U.S. equity markets rose for the sixth consecutive week as stronger-than-expected corporate earnings and hopes of a peace deal kept investors in a jovial mood. The S&P 500 ended the week up 2.4% while the Nasdaq finished up 4.5% for the week. As we enter the final innings of earnings season, earnings continue to improve with earnings now expected to rise 27.7% over the first quarter, which would be the strongest growth rate since the fourth quarter of 2021. Large-cap growth stocks resumed their leadership role, outperforming their value counterparts by a wide margin for the fifth of the past six weeks. Information technology surged over 7% last week, led by semiconductor companies, as another wave of AI enthusiasm and strong earnings growth lifted the sector higher. The energy sector hit the bottom of the S&P 500 leaderboard this week, sliding 5.3% on the back of declining oil prices. Utilities and financials followed suit as investors shifted capital away from defensive areas and into high-beta tech and growth stocks.
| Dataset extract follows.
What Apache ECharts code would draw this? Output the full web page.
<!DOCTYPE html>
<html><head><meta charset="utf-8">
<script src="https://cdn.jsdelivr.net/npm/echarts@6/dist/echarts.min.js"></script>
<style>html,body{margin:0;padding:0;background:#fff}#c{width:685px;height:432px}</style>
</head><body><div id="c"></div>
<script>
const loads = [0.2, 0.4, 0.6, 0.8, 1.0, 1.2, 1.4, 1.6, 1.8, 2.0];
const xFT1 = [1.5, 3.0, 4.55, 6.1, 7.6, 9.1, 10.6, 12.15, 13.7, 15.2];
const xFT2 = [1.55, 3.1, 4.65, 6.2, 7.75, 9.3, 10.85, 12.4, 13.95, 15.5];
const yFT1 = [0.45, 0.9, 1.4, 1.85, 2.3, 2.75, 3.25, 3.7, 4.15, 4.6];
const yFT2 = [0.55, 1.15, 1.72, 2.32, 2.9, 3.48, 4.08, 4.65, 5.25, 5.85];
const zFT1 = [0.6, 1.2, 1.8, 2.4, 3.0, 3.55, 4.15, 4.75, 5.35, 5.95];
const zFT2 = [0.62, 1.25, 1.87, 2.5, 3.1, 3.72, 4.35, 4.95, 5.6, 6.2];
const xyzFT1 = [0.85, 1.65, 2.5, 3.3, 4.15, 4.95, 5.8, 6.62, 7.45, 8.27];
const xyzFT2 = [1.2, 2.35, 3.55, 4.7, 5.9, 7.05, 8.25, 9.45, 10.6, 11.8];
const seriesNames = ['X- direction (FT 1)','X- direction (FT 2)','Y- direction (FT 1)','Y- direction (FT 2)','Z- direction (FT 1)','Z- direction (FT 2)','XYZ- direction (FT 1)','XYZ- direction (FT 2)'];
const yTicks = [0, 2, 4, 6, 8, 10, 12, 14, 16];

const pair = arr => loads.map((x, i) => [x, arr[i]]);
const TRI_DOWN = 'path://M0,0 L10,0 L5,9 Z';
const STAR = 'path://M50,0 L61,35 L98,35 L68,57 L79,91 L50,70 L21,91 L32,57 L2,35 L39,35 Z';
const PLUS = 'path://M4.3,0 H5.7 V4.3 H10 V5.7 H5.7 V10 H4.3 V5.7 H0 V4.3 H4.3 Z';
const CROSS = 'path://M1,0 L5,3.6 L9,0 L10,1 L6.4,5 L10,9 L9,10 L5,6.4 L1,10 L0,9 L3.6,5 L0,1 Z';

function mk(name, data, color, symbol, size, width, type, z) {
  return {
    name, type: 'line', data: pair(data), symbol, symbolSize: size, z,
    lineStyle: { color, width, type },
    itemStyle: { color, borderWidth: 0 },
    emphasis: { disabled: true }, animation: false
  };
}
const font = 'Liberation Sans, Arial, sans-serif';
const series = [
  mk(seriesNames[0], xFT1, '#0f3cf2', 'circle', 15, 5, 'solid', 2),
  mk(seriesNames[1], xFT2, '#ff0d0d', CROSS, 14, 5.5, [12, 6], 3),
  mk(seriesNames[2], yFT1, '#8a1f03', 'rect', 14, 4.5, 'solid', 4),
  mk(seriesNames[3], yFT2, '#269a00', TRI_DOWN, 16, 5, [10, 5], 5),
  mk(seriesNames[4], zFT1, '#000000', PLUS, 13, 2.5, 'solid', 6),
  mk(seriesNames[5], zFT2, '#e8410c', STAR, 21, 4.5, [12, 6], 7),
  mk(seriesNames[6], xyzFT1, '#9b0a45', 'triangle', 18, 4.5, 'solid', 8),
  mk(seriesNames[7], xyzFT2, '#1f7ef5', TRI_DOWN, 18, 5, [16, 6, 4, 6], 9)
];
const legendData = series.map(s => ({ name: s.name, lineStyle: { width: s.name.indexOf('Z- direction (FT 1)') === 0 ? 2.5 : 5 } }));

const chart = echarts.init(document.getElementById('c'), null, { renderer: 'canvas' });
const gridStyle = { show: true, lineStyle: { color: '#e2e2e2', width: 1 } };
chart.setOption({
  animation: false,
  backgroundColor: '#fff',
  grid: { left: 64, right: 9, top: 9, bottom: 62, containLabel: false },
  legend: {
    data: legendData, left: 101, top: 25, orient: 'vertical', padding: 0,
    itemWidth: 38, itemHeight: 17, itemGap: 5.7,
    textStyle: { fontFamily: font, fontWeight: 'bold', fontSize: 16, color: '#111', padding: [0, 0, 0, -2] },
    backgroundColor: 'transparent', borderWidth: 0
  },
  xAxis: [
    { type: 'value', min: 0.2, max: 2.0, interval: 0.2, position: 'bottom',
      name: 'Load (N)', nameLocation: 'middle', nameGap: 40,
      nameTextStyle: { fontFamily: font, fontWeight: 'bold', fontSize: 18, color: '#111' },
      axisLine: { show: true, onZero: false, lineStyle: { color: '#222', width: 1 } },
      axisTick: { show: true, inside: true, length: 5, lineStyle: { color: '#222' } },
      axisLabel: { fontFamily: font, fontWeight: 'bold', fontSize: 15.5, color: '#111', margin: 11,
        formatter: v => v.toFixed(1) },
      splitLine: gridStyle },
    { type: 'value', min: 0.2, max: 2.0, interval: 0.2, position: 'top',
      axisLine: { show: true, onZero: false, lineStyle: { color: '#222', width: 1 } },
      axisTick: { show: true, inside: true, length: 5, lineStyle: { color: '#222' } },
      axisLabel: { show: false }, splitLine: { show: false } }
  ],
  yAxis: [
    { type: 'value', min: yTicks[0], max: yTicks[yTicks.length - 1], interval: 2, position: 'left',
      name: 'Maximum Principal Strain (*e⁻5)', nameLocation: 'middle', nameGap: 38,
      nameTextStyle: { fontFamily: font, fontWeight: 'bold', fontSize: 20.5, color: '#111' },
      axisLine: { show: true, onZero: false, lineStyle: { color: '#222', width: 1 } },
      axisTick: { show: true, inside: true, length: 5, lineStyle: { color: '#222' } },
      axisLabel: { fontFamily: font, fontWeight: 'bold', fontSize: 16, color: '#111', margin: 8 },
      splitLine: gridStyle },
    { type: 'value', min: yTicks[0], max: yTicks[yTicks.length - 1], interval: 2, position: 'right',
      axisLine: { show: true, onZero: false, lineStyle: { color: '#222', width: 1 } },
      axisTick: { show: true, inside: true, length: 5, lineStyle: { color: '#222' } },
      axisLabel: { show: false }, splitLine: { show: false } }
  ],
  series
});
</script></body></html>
International markets were up last week, led by Emerging Markets, which returned nearly 7%, driven by strength out of South Korea and Taiwan stocks.
Yields remained roughly in-line with where they finished last week, trading in tandem with oil prices, as the market repriced inflation expectations. The 10-year Treasury yield finished the week a basis point lower at 4.38%, while the 2-year Treasury yield rose slightly to 3.90%, resulting in a 2–10 spread of 48 basis points. The Bloomberg US Aggregate Index rose 0.26% for the week, while high-yield bonds gained 0.05%. Performance was positive across the quality and duration spectrum, especially on the longer end of the curve. Long-term corporate bonds were the best-performing segment, returning 0.69%. Investment-grade and high-yield corporate yields ended the week at 5.10% and 7.26%, respectively.
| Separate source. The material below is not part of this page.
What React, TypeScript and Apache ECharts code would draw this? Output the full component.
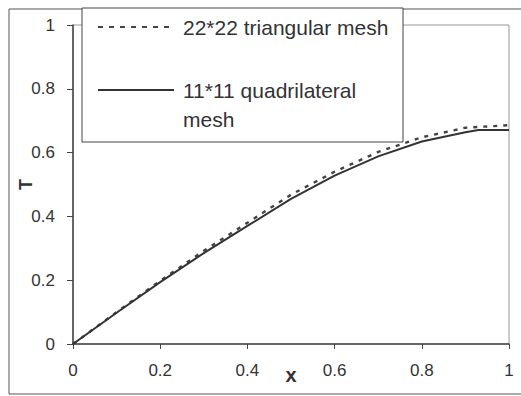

U.S. economic data for the week was light and did its best to draw little attention away from the surging AI optimism. U.S. factory orders in March rose 1.5%, well ahead of estimates and last month’s 0.3% gain, as new orders for goods rose for the fourth month out of the last five. The April ISM services index fell to 53.6 from 54.0, a slight dip as businesses still grew amid a more cautious backdrop. The ADP employment report showed the U.S. created 109,000 new jobs in April, well ahead of estimates and marked the biggest increase in 15 months. Nonfarm payrolls added 115,000 new jobs in April, topping consensus estimates and capping the strongest two-month period for nonfarm payroll increases since 2024. The unemployment rate remained at 4.3%; however, average hourly earnings growth was weaker than expected, the labor force participation rate dipped and the U-6 unemployment rate, which accounts for unemployed and underemployed workers, increased. The University of Michigan’s preliminary consumer sentiment index fell to 48.2 in May, its lowest reading on record, as higher gasoline prices and tariffs weigh on responses.